In Auckland, NZ , the City Council is working on creating great urban places in the inner city by applying the principle of shared spaces. Other cities who have introduced shared spaces have shown that the overall pedestrian head count has increased, people are staying longer in the area and it’s great for business! An added bonus has been that the amount of pedestrian accidents has decreased.
The philosophy behind the shared spaces concept is one of allowing human activity to be fully integrated with the rest of the traffic and not separating the two. Traditional road markings, signs and traffic signals are no longer part of the picture. Road and pavement become one and allows for natural human interactions rather then regulated ones.
This in its turn allows the ability for motorists to be considerate again.
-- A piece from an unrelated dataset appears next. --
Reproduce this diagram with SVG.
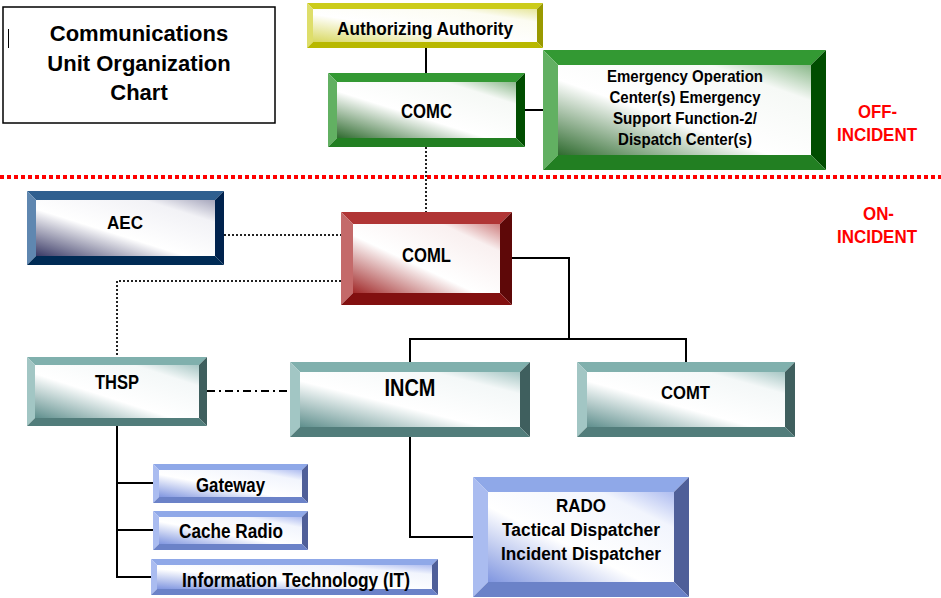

The idea itself was pioneered and promoted by Hans Monderman. Mr Monderman : “We’re losing our capacity for socially responsible behaviour, …The greater the number of prescriptions, the more people’s sense of personal responsibility dwindles.” Another source attributes the following to Monderman: “When you don’t exactly know who has right of way, you tend to seek eye contact with other road users… You automatically reduce your speed, you have contact with other people and you take greater care.”
ID/Lab embraces this theory as we think over regulating and adding too many regulatory signs to an urban area doesn’t often have the desired effect of making a place inviting. Wouldn’t it be more friendly to you, to know what you are allowed to do in a place rather then a score of activities that are prohibited?